What is expected: Transcribe the whole listing without a single picture.

Records for the task:
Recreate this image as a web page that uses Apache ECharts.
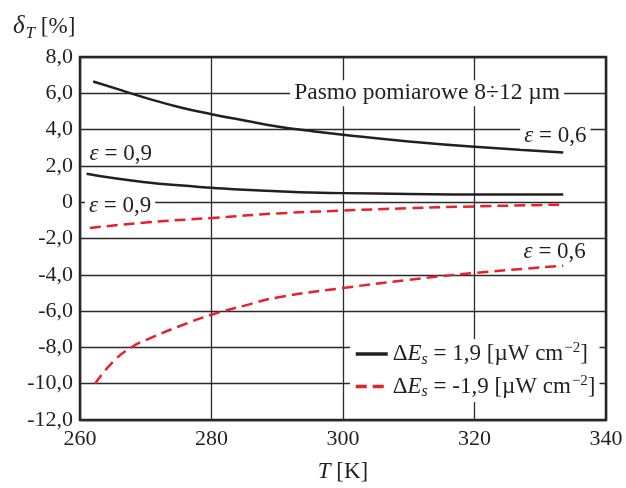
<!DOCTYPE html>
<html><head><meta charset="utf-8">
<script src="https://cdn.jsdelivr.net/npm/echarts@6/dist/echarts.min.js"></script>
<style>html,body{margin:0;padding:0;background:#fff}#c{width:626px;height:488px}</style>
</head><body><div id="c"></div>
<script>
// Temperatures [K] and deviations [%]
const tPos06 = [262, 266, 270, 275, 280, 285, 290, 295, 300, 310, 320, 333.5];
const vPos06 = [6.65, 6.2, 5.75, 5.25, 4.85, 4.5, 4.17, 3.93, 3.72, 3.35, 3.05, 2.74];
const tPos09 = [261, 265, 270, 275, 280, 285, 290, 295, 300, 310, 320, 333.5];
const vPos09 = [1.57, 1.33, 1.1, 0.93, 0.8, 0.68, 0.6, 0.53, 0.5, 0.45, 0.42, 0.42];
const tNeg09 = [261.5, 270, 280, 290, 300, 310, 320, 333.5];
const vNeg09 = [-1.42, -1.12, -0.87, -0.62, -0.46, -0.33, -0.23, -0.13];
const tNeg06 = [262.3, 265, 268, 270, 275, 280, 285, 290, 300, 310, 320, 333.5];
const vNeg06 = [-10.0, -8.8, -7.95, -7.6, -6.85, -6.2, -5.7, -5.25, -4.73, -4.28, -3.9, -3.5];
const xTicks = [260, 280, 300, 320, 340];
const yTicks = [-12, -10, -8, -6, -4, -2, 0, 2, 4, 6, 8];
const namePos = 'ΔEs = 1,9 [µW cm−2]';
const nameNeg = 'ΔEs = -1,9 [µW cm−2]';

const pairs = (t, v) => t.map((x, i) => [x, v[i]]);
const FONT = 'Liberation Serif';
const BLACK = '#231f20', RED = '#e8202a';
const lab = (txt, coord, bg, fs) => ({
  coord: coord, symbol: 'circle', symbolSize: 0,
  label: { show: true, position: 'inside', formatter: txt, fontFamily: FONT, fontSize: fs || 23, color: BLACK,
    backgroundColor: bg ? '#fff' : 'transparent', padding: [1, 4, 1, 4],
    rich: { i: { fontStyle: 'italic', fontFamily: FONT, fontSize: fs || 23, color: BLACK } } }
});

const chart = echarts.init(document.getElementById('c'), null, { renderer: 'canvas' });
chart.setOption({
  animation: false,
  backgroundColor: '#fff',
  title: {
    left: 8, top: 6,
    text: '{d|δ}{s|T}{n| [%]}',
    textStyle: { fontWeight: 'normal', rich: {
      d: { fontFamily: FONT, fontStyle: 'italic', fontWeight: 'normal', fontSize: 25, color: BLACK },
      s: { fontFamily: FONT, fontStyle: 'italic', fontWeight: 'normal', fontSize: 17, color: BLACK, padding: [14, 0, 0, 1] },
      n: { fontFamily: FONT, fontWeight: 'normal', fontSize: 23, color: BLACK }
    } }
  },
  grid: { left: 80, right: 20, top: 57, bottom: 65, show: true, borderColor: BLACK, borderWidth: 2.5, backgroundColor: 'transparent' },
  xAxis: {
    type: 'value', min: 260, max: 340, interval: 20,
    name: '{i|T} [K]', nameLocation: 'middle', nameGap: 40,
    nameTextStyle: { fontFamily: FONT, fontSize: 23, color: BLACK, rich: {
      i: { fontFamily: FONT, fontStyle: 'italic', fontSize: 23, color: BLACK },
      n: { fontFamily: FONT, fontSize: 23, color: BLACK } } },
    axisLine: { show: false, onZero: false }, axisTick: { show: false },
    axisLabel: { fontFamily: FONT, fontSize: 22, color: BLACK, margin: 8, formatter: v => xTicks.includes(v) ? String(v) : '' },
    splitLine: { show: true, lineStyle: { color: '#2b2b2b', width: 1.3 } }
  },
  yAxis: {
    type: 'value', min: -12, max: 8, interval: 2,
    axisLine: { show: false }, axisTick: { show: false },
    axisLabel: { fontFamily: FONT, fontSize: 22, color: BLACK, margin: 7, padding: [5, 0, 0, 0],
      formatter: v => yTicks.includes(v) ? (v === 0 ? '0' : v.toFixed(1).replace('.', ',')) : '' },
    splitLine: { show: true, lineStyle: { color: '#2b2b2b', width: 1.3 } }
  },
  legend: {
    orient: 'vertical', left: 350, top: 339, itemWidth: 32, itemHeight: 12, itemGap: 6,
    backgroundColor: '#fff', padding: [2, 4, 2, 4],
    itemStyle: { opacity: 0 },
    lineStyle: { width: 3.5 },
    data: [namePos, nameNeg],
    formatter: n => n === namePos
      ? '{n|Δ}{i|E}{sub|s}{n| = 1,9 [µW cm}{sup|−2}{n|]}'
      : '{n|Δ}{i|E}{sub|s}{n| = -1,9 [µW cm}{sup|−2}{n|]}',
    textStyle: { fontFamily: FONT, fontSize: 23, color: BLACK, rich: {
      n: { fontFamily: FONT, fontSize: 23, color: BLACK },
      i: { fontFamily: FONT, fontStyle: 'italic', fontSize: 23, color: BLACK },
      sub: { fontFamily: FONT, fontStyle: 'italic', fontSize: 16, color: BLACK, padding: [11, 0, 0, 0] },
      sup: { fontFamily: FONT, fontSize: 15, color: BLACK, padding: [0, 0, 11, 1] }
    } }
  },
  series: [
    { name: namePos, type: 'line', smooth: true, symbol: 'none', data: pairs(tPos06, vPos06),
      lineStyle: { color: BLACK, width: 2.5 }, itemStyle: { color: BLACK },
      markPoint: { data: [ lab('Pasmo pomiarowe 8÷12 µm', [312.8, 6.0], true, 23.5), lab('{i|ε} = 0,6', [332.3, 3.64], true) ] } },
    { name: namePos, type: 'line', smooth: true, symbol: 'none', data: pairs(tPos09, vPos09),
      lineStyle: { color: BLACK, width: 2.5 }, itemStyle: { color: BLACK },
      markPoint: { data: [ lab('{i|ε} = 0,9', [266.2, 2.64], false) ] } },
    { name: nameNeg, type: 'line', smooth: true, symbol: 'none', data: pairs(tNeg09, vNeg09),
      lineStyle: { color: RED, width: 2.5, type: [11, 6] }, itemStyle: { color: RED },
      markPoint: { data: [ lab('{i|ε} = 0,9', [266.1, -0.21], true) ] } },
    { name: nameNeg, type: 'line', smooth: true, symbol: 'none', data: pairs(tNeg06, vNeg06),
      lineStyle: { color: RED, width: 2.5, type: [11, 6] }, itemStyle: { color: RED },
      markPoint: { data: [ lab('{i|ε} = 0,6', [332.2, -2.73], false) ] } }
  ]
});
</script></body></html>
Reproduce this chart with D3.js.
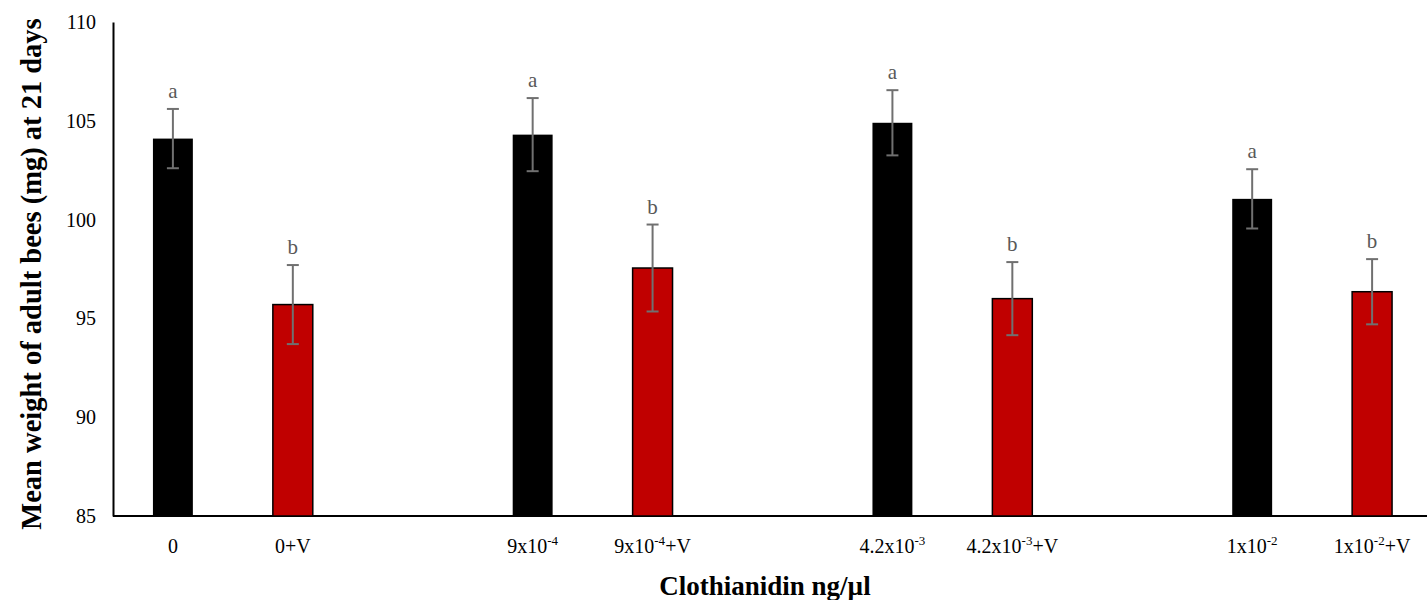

Answer to the exercise:
Recreate this image as a web page that uses Apache ECharts.
<!DOCTYPE html>
<html><head><meta charset="utf-8">
<script src="https://cdn.jsdelivr.net/npm/echarts@6/dist/echarts.min.js"></script>
<style>html,body{margin:0;padding:0;background:#fff}#c{width:626px;height:488px}</style>
</head><body><div id="c"></div>
<script>
// Temperatures [K] and deviations [%]
const tPos06 = [262, 266, 270, 275, 280, 285, 290, 295, 300, 310, 320, 333.5];
const vPos06 = [6.65, 6.2, 5.75, 5.25, 4.85, 4.5, 4.17, 3.93, 3.72, 3.35, 3.05, 2.74];
const tPos09 = [261, 265, 270, 275, 280, 285, 290, 295, 300, 310, 320, 333.5];
const vPos09 = [1.57, 1.33, 1.1, 0.93, 0.8, 0.68, 0.6, 0.53, 0.5, 0.45, 0.42, 0.42];
const tNeg09 = [261.5, 270, 280, 290, 300, 310, 320, 333.5];
const vNeg09 = [-1.42, -1.12, -0.87, -0.62, -0.46, -0.33, -0.23, -0.13];
const tNeg06 = [262.3, 265, 268, 270, 275, 280, 285, 290, 300, 310, 320, 333.5];
const vNeg06 = [-10.0, -8.8, -7.95, -7.6, -6.85, -6.2, -5.7, -5.25, -4.73, -4.28, -3.9, -3.5];
const xTicks = [260, 280, 300, 320, 340];
const yTicks = [-12, -10, -8, -6, -4, -2, 0, 2, 4, 6, 8];
const namePos = 'ΔEs = 1,9 [µW cm−2]';
const nameNeg = 'ΔEs = -1,9 [µW cm−2]';

const pairs = (t, v) => t.map((x, i) => [x, v[i]]);
const FONT = 'Liberation Serif';
const BLACK = '#231f20', RED = '#e8202a';
const lab = (txt, coord, bg, fs) => ({
  coord: coord, symbol: 'circle', symbolSize: 0,
  label: { show: true, position: 'inside', formatter: txt, fontFamily: FONT, fontSize: fs || 23, color: BLACK,
    backgroundColor: bg ? '#fff' : 'transparent', padding: [1, 4, 1, 4],
    rich: { i: { fontStyle: 'italic', fontFamily: FONT, fontSize: fs || 23, color: BLACK } } }
});

const chart = echarts.init(document.getElementById('c'), null, { renderer: 'canvas' });
chart.setOption({
  animation: false,
  backgroundColor: '#fff',
  title: {
    left: 8, top: 6,
    text: '{d|δ}{s|T}{n| [%]}',
    textStyle: { fontWeight: 'normal', rich: {
      d: { fontFamily: FONT, fontStyle: 'italic', fontWeight: 'normal', fontSize: 25, color: BLACK },
      s: { fontFamily: FONT, fontStyle: 'italic', fontWeight: 'normal', fontSize: 17, color: BLACK, padding: [14, 0, 0, 1] },
      n: { fontFamily: FONT, fontWeight: 'normal', fontSize: 23, color: BLACK }
    } }
  },
  grid: { left: 80, right: 20, top: 57, bottom: 65, show: true, borderColor: BLACK, borderWidth: 2.5, backgroundColor: 'transparent' },
  xAxis: {
    type: 'value', min: 260, max: 340, interval: 20,
    name: '{i|T} [K]', nameLocation: 'middle', nameGap: 40,
    nameTextStyle: { fontFamily: FONT, fontSize: 23, color: BLACK, rich: {
      i: { fontFamily: FONT, fontStyle: 'italic', fontSize: 23, color: BLACK },
      n: { fontFamily: FONT, fontSize: 23, color: BLACK } } },
    axisLine: { show: false, onZero: false }, axisTick: { show: false },
    axisLabel: { fontFamily: FONT, fontSize: 22, color: BLACK, margin: 8, formatter: v => xTicks.includes(v) ? String(v) : '' },
    splitLine: { show: true, lineStyle: { color: '#2b2b2b', width: 1.3 } }
  },
  yAxis: {
    type: 'value', min: -12, max: 8, interval: 2,
    axisLine: { show: false }, axisTick: { show: false },
    axisLabel: { fontFamily: FONT, fontSize: 22, color: BLACK, margin: 7, padding: [5, 0, 0, 0],
      formatter: v => yTicks.includes(v) ? (v === 0 ? '0' : v.toFixed(1).replace('.', ',')) : '' },
    splitLine: { show: true, lineStyle: { color: '#2b2b2b', width: 1.3 } }
  },
  legend: {
    orient: 'vertical', left: 350, top: 339, itemWidth: 32, itemHeight: 12, itemGap: 6,
    backgroundColor: '#fff', padding: [2, 4, 2, 4],
    itemStyle: { opacity: 0 },
    lineStyle: { width: 3.5 },
    data: [namePos, nameNeg],
    formatter: n => n === namePos
      ? '{n|Δ}{i|E}{sub|s}{n| = 1,9 [µW cm}{sup|−2}{n|]}'
      : '{n|Δ}{i|E}{sub|s}{n| = -1,9 [µW cm}{sup|−2}{n|]}',
    textStyle: { fontFamily: FONT, fontSize: 23, color: BLACK, rich: {
      n: { fontFamily: FONT, fontSize: 23, color: BLACK },
      i: { fontFamily: FONT, fontStyle: 'italic', fontSize: 23, color: BLACK },
      sub: { fontFamily: FONT, fontStyle: 'italic', fontSize: 16, color: BLACK, padding: [11, 0, 0, 0] },
      sup: { fontFamily: FONT, fontSize: 15, color: BLACK, padding: [0, 0, 11, 1] }
    } }
  },
  series: [
    { name: namePos, type: 'line', smooth: true, symbol: 'none', data: pairs(tPos06, vPos06),
      lineStyle: { color: BLACK, width: 2.5 }, itemStyle: { color: BLACK },
      markPoint: { data: [ lab('Pasmo pomiarowe 8÷12 µm', [312.8, 6.0], true, 23.5), lab('{i|ε} = 0,6', [332.3, 3.64], true) ] } },
    { name: namePos, type: 'line', smooth: true, symbol: 'none', data: pairs(tPos09, vPos09),
      lineStyle: { color: BLACK, width: 2.5 }, itemStyle: { color: BLACK },
      markPoint: { data: [ lab('{i|ε} = 0,9', [266.2, 2.64], false) ] } },
    { name: nameNeg, type: 'line', smooth: true, symbol: 'none', data: pairs(tNeg09, vNeg09),
      lineStyle: { color: RED, width: 2.5, type: [11, 6] }, itemStyle: { color: RED },
      markPoint: { data: [ lab('{i|ε} = 0,9', [266.1, -0.21], true) ] } },
    { name: nameNeg, type: 'line', smooth: true, symbol: 'none', data: pairs(tNeg06, vNeg06),
      lineStyle: { color: RED, width: 2.5, type: [11, 6] }, itemStyle: { color: RED },
      markPoint: { data: [ lab('{i|ε} = 0,6', [332.2, -2.73], false) ] } }
  ]
});
</script></body></html>
Reproduce this chart with D3.js.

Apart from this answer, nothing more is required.